Rabbi Alexander Schindler expressed certainty today that the American Jewish community “will be absolutely united and determined to give the new Israeli government an opportunity to form itself, to develop its policies, and to present them to the Jewish community, the United States government and the world at large.”
Schindler spoke to reporters at the State Department after he had met for an hour with Undersecretary of State for Political Affairs Philip Habib and Assistant Secretary for Middle East Affairs, Alfred Atherton. Schindler, chairman of the Conference of Presidents of Major American Jewish Organizations, was accompanied by the Conference’s executive secretary, Yehuda Hellman.
The purpose of this meeting, Schindler said, was to inform the State Department “exactly” what he had learned in Israel where he met during the past week with Premier Yitzhak Rabin and his prospective successor Menachem Begin and a number of other Likud leaders. Later today, Schindler was to meet at the White House with President Carter’s Counsel, Robert Lipshutz, and the head of the President’s Council on Domestic Affairs, Stuart Eizenstadt.
Schindler responded “absolutely” when he was asked in relation to this meeting whether there is “uneasiness” in the Jewish community over recent White House statements on the Middle East. He stressed that the community would be united “to see to it that in this period of interregnum, there won’t be any erosion from American” towards Israel. Speaking of the meeting with Habib and Atherton, Schindler pointed out that Begin is capable of making the transition between “candidacy and incumbency and between a leader of a party to being leader of a nation.” In this context, Schindler said that Begin is “a man of strong convictions–a man who can make decisions that are necessary to make.” He described Begin as “not only an ideologue but a pragmatist.”
In his several conversations with Begin, Schindler said, he found he reacted “very warmly towards him as a human being even though we are not of the same political orientation.” He emphasized Begin’s “profound love for the Jewish people” and “his almost mystical belief” in them. Pointing to his “marks of a statesman,” Schindler noted that on his visits to the United States, Begin never attacked the government in power in Israel but defended Israel as a nation. He reported Premier Yitzhak Rabin as a nation. He reported Premier Yitzhak Rabin as saying that when no solution was evident for the seizure of hostages by Arab terrorists in Entebbe, Begin wanted to negotiate with the terrorists. Rabin himself, Schindler said, spoke of Begin “in the highest terms” as a statesman and leader.
NO MESSAGES FROM BEGIN
Schindler said he did not bring any message to the U.S. government from Begin because “he does not need me for that” and Begin has his own channels.

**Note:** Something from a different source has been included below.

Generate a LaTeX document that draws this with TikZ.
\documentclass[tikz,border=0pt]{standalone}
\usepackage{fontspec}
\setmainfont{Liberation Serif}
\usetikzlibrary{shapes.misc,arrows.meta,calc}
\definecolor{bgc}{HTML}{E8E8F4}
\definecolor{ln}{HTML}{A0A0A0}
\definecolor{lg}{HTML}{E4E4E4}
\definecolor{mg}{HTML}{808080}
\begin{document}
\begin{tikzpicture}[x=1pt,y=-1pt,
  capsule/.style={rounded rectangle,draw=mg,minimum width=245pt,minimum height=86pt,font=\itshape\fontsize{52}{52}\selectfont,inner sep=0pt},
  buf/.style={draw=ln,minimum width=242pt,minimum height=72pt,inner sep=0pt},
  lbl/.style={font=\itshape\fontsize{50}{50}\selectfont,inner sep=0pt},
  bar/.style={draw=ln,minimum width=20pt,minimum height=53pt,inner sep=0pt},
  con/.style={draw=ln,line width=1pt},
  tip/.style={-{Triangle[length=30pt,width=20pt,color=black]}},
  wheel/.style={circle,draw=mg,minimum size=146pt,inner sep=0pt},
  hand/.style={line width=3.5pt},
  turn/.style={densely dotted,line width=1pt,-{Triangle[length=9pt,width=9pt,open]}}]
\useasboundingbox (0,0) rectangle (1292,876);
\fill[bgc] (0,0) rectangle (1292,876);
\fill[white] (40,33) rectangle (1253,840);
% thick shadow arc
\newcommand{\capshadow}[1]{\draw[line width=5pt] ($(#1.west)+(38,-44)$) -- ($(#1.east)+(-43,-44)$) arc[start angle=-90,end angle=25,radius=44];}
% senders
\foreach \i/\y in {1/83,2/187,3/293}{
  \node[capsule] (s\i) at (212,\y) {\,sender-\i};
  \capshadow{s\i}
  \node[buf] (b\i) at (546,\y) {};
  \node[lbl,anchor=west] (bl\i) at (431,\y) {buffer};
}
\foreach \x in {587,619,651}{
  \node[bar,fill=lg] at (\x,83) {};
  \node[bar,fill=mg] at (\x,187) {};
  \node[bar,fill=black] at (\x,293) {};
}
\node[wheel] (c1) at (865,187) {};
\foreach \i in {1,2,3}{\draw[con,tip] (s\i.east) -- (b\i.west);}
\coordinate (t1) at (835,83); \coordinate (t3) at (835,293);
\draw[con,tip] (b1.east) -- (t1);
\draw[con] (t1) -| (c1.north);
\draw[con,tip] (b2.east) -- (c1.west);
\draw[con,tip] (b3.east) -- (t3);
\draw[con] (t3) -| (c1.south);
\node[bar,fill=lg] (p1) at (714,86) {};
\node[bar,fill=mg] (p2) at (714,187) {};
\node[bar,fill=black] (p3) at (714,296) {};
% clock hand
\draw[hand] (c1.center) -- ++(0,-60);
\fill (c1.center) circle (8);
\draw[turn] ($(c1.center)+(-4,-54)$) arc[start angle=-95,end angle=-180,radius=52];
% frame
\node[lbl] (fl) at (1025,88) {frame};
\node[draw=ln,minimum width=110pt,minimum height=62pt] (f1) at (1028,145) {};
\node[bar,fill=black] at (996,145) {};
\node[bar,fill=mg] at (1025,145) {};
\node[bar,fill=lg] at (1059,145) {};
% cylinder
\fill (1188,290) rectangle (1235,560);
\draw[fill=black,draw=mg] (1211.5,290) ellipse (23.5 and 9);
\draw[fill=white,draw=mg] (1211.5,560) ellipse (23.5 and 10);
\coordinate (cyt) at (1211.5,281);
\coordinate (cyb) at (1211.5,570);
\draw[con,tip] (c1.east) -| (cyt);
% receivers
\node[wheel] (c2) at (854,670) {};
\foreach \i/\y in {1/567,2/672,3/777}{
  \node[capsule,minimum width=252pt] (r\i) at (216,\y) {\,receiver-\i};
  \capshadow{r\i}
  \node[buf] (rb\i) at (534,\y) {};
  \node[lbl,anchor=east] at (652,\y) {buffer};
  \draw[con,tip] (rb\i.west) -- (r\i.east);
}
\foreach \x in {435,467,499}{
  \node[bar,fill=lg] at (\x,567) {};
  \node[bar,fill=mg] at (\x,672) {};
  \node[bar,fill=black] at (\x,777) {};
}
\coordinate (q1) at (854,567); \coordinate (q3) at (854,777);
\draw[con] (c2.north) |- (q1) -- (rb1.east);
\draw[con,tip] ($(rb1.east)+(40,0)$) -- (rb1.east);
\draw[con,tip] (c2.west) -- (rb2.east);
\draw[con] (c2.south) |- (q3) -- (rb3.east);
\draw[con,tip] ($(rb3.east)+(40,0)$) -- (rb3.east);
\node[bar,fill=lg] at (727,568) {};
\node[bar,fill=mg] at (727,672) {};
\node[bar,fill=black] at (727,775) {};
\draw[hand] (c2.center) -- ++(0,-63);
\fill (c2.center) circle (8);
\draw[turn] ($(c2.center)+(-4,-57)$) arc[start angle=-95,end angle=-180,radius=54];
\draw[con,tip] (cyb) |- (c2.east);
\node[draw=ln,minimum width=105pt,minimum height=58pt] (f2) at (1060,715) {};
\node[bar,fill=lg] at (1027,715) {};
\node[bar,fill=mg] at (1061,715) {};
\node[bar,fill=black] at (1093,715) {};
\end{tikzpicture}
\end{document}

Speaking as an individual rather than as the Conference chairman in response to questions on the feeling within the American Jewish community, Schindler said “There is a great deal of apprehension” over the “crystallization” of U.S. policies towards the Middle East. He pointed out that the U.S. was committed to full and free negotiations among the parties, no kind of U.S. plan and that the U.S. role as an honest broker is to further negotiations. “Then we began to perceive in some utterances a crystallization” of peace for Israel by a U.S. definition and total withdrawal by the Israelis from occupied territories. Recalling National Security Affairs advisor Zbigniew Brzezinski’s view of “a conceptual framework” to stimulate the process of negotiations, Schindler said the President lifted the framework into U.S. policy based on Security Council Resolutions 242 and 338. “Infinitely more disturbing,” he added, was that somebody at the White House “drummed up other resolutions.” In view of this, he said, “it would not be surprising if there were not some widespread grassroots reaction to what is being perceived and felt.”